“Did you have a good Christmas?” is what you’ll hear a lot of now. It will be the conversation starter co-workers and friends will use, a prelude to what they believe are more important things. And invariably your answer will be “I did,” and you will obey social convention by posing that same question back.
I’m going to offer you that same question now. Did you have a good Christmas? I ask you because I’ve asked myself and others, and the responses I’ve gotten depend a great deal upon a very tricky thing—
What makes a good Christmas?
I’ve found it depends. There are as many answers to that question as there are people. We are a world of individuals, and though we often seem of one accord when it comes to what makes us sad, what makes us happy can differ greatly from person to person. Isn’t that strange? There’s some sort of grand wisdom in that notion, but I can’t seem to dig deep enough to find it.
For me, a good Christmas revolves around family. Having family close always ensures the holidays will be peaceful and bright. I shared this thought with someone at church last Sunday. He nodded and said this Christmas he’s kept his family close as well. All fifteen of them. Parents and brothers and in-laws and children, all packed into his tiny ranch home. “Silent night?” he asked. “Joy to the world? Not so much.”
Despite what my kids will tell you (“Christmas is all about the baby Jesus” is always their first response, automatic in the same way they’ll say Bless you after you sneeze, and often with just as much feeling), deep down they still feel Christmas is about the stuff. It’s those shiny packages under the tree, all that paper and possibility. It was a banner year for them. Also for one of their friends from school, who didn’t get much from Santa but who on Christmas morning found elf footprints in his living room that looked much like baby powder and reindeer droppings on his sidewalk that smelled much like raisins. His father had been laid off from the factory and his mother was fighting a nasty case of the flu, but that didn’t stop both of my kids from saying their friend had a great Christmas, maybe even greater than their own. I agreed. After all, my kids just got stuff. Their friend got magic.
Health is what many of us would say makes a good Christmas. Any Christmas is good so long as everyone’s healthy. And that’s true. A neighbor of mine lost her daughter from a long illness late Christmas day. I was sure she would say she’d trade all the family and stuff and magic in the world for her little girl’s health. But she didn’t. She said her daughter got to help decorate the tree this year, got to watch the star on top lit and flashing. She said the holiday is a reminder that God so loved the world and so hated death that He’d do anything to spare us all from it, even if it meant sacrificing His only son.

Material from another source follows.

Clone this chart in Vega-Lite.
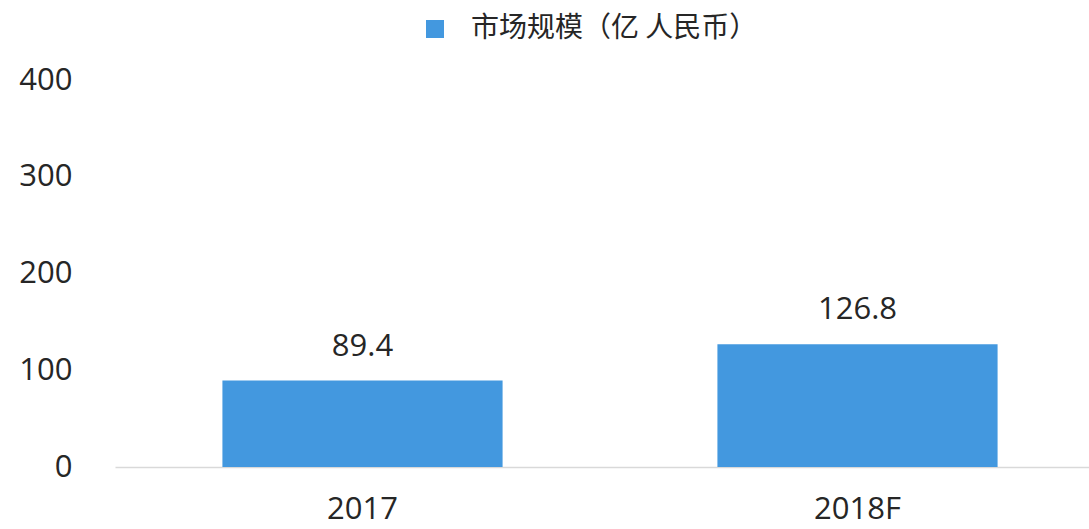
{
  "$schema": "https://vega.github.io/schema/vega-lite/v6.json",
  "autosize": "none",
  "width": 990,
  "height": 387,
  "padding": {"left": 115, "top": 80, "right": 0, "bottom": 62},
  "background": "white",
  "config": {
    "view": {"stroke": null},
    "font": "Noto Sans CJK SC",
    "text": {"font": "Open Sans"}
  },
  "data": {
    "values": [
      {"year": "2017", "value": 89.4, "series": "市场规模（亿 人民币）"},
      {"year": "2018F", "value": 126.8, "series": "市场规模（亿 人民币）"}
    ]
  },
  "encoding": {
    "x": {
      "field": "year",
      "type": "nominal",
      "sort": null,
      "scale": {"paddingInner": 0.434, "paddingOuter": 0.217},
      "axis": {
        "title": null,
        "labelAngle": 0,
        "labelFontSize": 31,
        "labelColor": "#262626",
        "labelFont": "Open Sans",
        "labelPadding": 27,
        "ticks": false,
        "domainColor": "#d9d9d9",
        "domainWidth": 1.5
      }
    },
    "y": {
      "field": "value",
      "type": "quantitative",
      "scale": {"domain": [0, 400]},
      "axis": {
        "title": null,
        "values": [0, 100, 200, 300, 400],
        "labelFontSize": 31,
        "labelColor": "#262626",
        "labelFont": "Open Sans",
        "labelPadding": 43,
        "ticks": false,
        "domain": false,
        "grid": false
      }
    }
  },
  "layer": [
    {
      "mark": {"type": "bar", "color": "#4398DF"},
      "encoding": {
        "color": {
          "field": "series",
          "type": "nominal",
          "scale": {"range": ["#4398DF"]},
          "legend": {
            "title": null,
            "orient": "none",
            "legendX": 306,
            "legendY": -65,
            "symbolType": "square",
            "symbolSize": 324,
            "symbolStrokeWidth": 0,
            "labelFontSize": 28,
            "labelColor": "#262626",
            "labelFont": "Noto Sans CJK SC",
            "labelOffset": 22,
            "labelLimit": 0
          }
        }
      }
    },
    {
      "mark": {"type": "text", "baseline": "alphabetic", "dy": -25, "fontSize": 31, "color": "#262626", "font": "Open Sans"},
      "encoding": {
        "text": {"field": "value", "type": "quantitative", "format": ".1f"}
      }
    }
  ]
}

In many ways, this is my neighbor’s worst Christmas ever. In one large and magnificent way, it is her best.
Did you really have a good Christmas?
By all accounts I can call my own a rousing success, but I want to know why exactly. I want to put my finger on it, touch it. Know it.
Because I don’t think it’s the family at all. Certainly not the stuff. Not even the magic.
No, I think it’s something along the lines of what my neighbor said.
God so loved the world.
So loved us.
So loves you and me.
I think it’s that promise that makes every Christmas a good Christmas, no matter how much heartache may come with it. I think it’s that gift. One not given to us on one day of the year but all of them, wrapped tight. All we have to do, I think, is open it.